Reciprocity: This is a social norm of in-kind exchange among individuals, particularly when one person's action is met by an equivalent action from another person. It is generally associated with positive reactions—for example, returning a favor with an equivalent favor. However, it can also involve negative reactions, such as punishing another individual for negative action. In this case, the chocolate gift in the treatment group was designed to activate positive reciprocity. The latter is assumed to increase the micro-entrepreneurs’ willingness to “return the favor” and participate in the training.

Reminders: consist of an email, text messages, a letter, or a personal visit to remind the person making the decision about some aspect of their decision-action.  These are aimed at mitigating procrastination, forgetfulness, and cognitive overload for those who must make the decisions. The micro-entrepreneurs were contacted via phone and reminded of the upcoming training session.

Intervention Design

The intervention was part of a wider effort to provide business trainings to micro-entrepreneurs in Ecuador. In this study, the sample consisted of 793 entrepreneurs from various economic sectors. All of them were non-bank correspondents, which means that they are contracted by a financial institution to channel and process financial transactions of the bank’s clients.

Participants were randomized into a control and a treatment group and stratified at the bank officer level (n=12). One bank officer is responsible for 66 micro-entrepreneurs. All participants received the information. The treatment group additionally received a chocolate gift handed over by the bank officers when they provided the micro-entrepreneurs with the invitation to the training. The chocolate was intended to signal appreciation and activate the norm of reciprocity.

The baseline gathered information between August and October 2015 and included questions on business characteristics and stores' current operational results. Ten days before a personalized training session, all 793 business owners received a hand-delivered invitation that contained essential information on the training (date, time, address). In addition, participants were offered free rides to and from the training location. Business owners were also contacted via phone to confirm that they had received the invitation and to remind them to participate. The training, free of cost and voluntary, took place in December 2015 and consisted of a single four-hour session. Finally, an endline survey was conducted one year after the training, between November and December 2016.

The study assessed participants’ impulsivity and inclination to reciprocate negatively or positively to better understand underlying causal mechanisms. Results are reported from regression analysis with strata at bank manager level and include several controls, such as the number of monthly transactions.
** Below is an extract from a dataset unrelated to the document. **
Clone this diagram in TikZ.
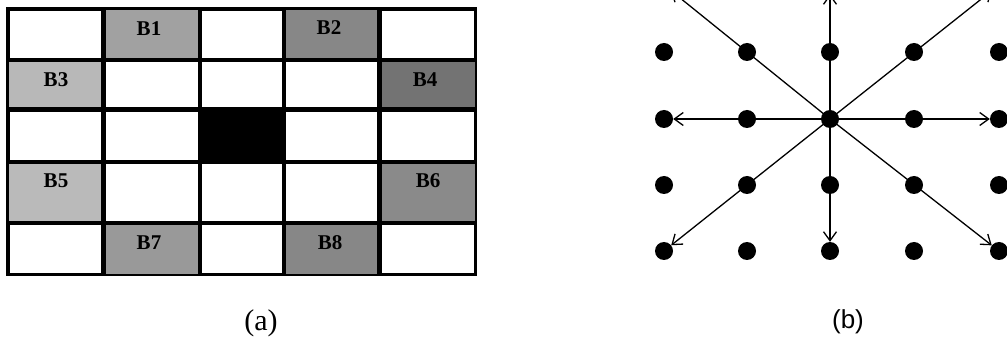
\documentclass[tikz,border=0pt]{standalone}
\usepackage{fontspec}
\setmainfont{Liberation Serif}
\newfontfamily\capserif{Liberation Serif}
\newfontfamily\capsans{Liberation Sans}
\usetikzlibrary{arrows.meta}
\begin{document}
\begin{tikzpicture}[x=1pt,y=-1pt,
  cell/.style={draw=black,line width=2.2pt,inner sep=0pt,anchor=north west},
  blab/.style={font=\capserif\fontsize{21}{21}\selectfont\bfseries,inner sep=0pt},
  dot/.style={circle,fill=black,inner sep=0pt,minimum size=18pt},
  ray/.style={line width=1.3pt,-{Straight Barb[length=9pt,width=13pt,line width=1.3pt]}},
  capt/.style={font=\capserif\fontsize{30}{30}\selectfont,inner sep=0pt}]
\clip (0,0) rectangle (1007,339);
\fill[white] (0,0) rectangle (1007,339);
% ---- (a) grid ----
\def\colx{{7.5,102.5,199,283,378.5,473.5}}
\def\rowy{{8.5,59,108.5,161,222,273}}
\foreach \r in {0,...,4}{
  \foreach \c in {0,...,4}{
    \pgfmathsetmacro{\xa}{\colx[\c]}
    \pgfmathsetmacro{\xb}{\colx[\c+1]}
    \pgfmathsetmacro{\ya}{\rowy[\r]}
    \pgfmathsetmacro{\yb}{\rowy[\r+1]}
    \pgfmathsetmacro{\w}{\xb-\xa}
    \pgfmathsetmacro{\h}{\yb-\ya}
    \node[cell,minimum width=\w pt,minimum height=\h pt] (g\r\c) at (\xa,\ya) {};
  }
}
\fill[black!37] (g01.north west) rectangle (g01.south east);
\fill[black!47] (g03.north west) rectangle (g03.south east);
\fill[black!28] (g10.north west) rectangle (g10.south east);
\fill[black!55] (g14.north west) rectangle (g14.south east);
\fill[black]    (g22.north west) rectangle (g22.south east);
\fill[black!27] (g30.north west) rectangle (g30.south east);
\fill[black!46] (g34.north west) rectangle (g34.south east);
\fill[black!40] (g41.north west) rectangle (g41.south east);
\fill[black!47] (g43.north west) rectangle (g43.south east);
\foreach \r in {0,...,4}{\foreach \c in {0,...,4}{
  \draw[line width=2.4pt] (g\r\c.north west) rectangle (g\r\c.south east);}}
\node[blab] (b1) at (149,29) {B1};
\node[blab] (b2) at (329,28) {B2};
\node[blab] (b3) at (56,80) {B3};
\node[blab] (b4) at (425,80) {B4};
\node[blab] (b5) at (56,181) {B5};
\node[blab] (b6) at (428,181) {B6};
\node[blab] (b7) at (149,243) {B7};
\node[blab] (b8) at (330,243) {B8};
\node[capt] (ca) at (261,323) {(a)};
% ---- (b) dots ----
\def\dx{{664,747,830,914,999}}
\def\dy{{-15,52,119,185,251}}
\foreach \r in {0,...,4}{\foreach \c in {0,...,4}{
  \pgfmathsetmacro{\px}{\dx[\c]}
  \pgfmathsetmacro{\py}{\dy[\r]}
  \node[dot] (d\r\c) at (\px,\py) {};}}
\foreach \t in {d00,d02,d04,d20,d24,d40,d42,d44}{
  \draw[ray] (d22.center) -- (\t);}
\node[capt,font=\capsans\fontsize{26}{26}\selectfont] (cb) at (848,322) {(b)};
\end{tikzpicture}
\end{document}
  • Impulsivity was included because of an unexpected development that occurred shortly before the training session was scheduled to take place. The financial institution had changed the electronic devices used to process financial transactions, which caused system-wide issues and income losses for the micro-entrepreneurs. The average number of transactions in November 2015, just a few weeks before the training, dropped by 8.9 percent. It is likely that this issue and how it was dealt with by the bank officers had created a tense, adversarial relationship with the participants.


  • The changes in processing financial transactions are important contextual events that seem to have significantly impacted the intervention’s desired effect on participation in the business training sessions.
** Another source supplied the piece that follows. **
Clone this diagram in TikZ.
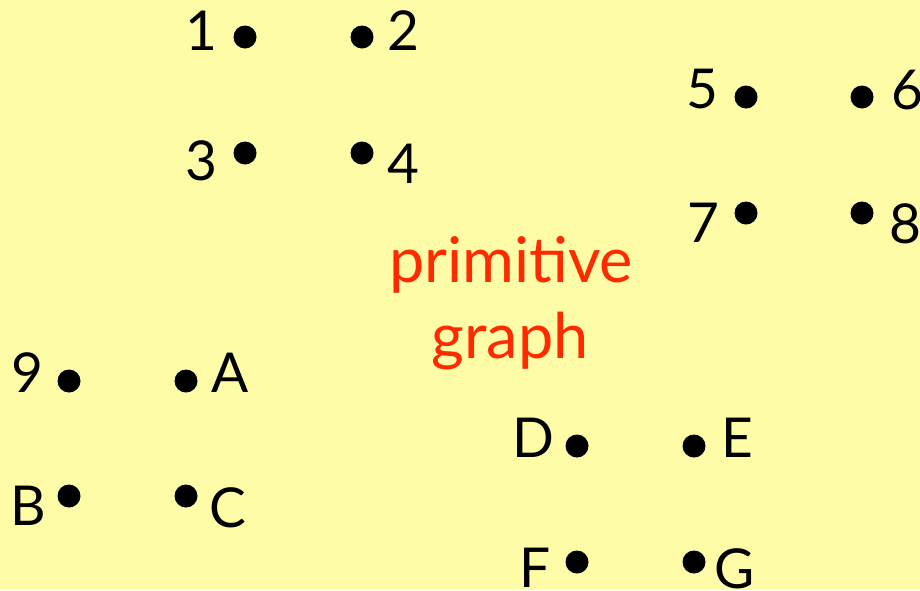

  • Results show a negative and statistically significant effect of handing over a chocolate bar on participation rates in the business trainings.
  • The coefficient of the treatment is associated with an 8.3 percentage points (pp) reduction in the participation rate. This effect is robust to different model specifications.
  • These results seem to be driven by reactions of business owners to the recent issues with processing financial transactions (Figure 1). 
  • Impulsivity of business owners was associated with lower rates of attendance, which can be interpreted as an inclination to react harshly to perceived unfairness (the income losses caused by changing the devices).
  • For those who were in the treatment group, thus receiving the chocolate gift, and score high on reciprocity, for an increase in one standard deviation in the reciprocity index, the likelihood to participate was reduced by 8.4 pp. These results are in line with previous research that had shown that high values of positive reciprocity are associated with strong reactions to perceived unfairness.

Figure 1. Effects on Participation in Business Training Programs

Effects on Participation in Business Training Programs

Policy Implications

  • Interventions do not take place in a vacuum but are always embedded in a context. Specifically, recent events can be important in shaping the trajectory of an intervention and might limit the usefulness of behavioral interventions.
  • Reciprocity, while mostly associated with beneficial tit-for-tat considerations, can also backfire.
  • Relationships are important. Particularly when triggering the social norm of reciprocity, interventions are not invulnerable to negative shocks in the personal relationships of the parties involved, which, in turn, might strongly affect the outcome.
  • Finally, this study demonstrates the importance of publishing surprising results that are not in line with the initial hypotheses. Like hypothesis-confirming results, unexpected results help to advance evidence-based knowledge.